Yesterday, did the Roark's Cove bike climb and will do it today. Yesterday was about 24 min. I intended it to be 'leisurely' but really, anything under 26 min is a sweaty tough haul. When not in shape, even 28 min is hard.
Thinking about what Alan said about 'detraining.'
Detraining is a thing. Defined as:
Detraining is the partial or complete loss of training-induced adaptations, in response to an insufficient training stimulus.
This article refers to 'short term detraining' as less than 4 weeks. It also verifies what I've long suspected, aerobic fitness is the first to go.
Short term cardiorespiratory detraining is characterised in highly trained athletes by a rapid decline in maximal oxygen uptake (VO2max) and blood volume.

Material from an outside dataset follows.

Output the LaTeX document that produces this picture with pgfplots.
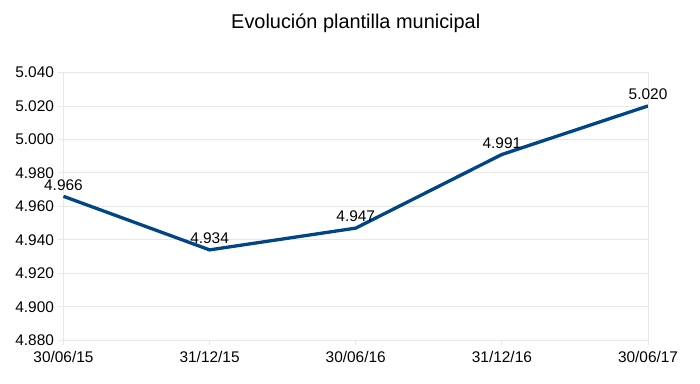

I haven't run in 5 days and frankly, it feels like forever. I feel no signs of the injury. I really hate the feeling of being detrained and starting over, so I may go to the track this weekend and see how I feel. The specificity of competing at an elite level in masters track, especially at long sprints (and middle distance) is an ability that diminishes very quickly and can't be compensated for with any other activity. I do know of endurance runners that have successfully maintained fitness on the bike, but it doesn't seem to work as well for top end running speed.
Ideally, the season should never end. But, at my age, I shouldn't be obsessive or the injury will persist. Ideally, maybe one day a week might help slow the detraining.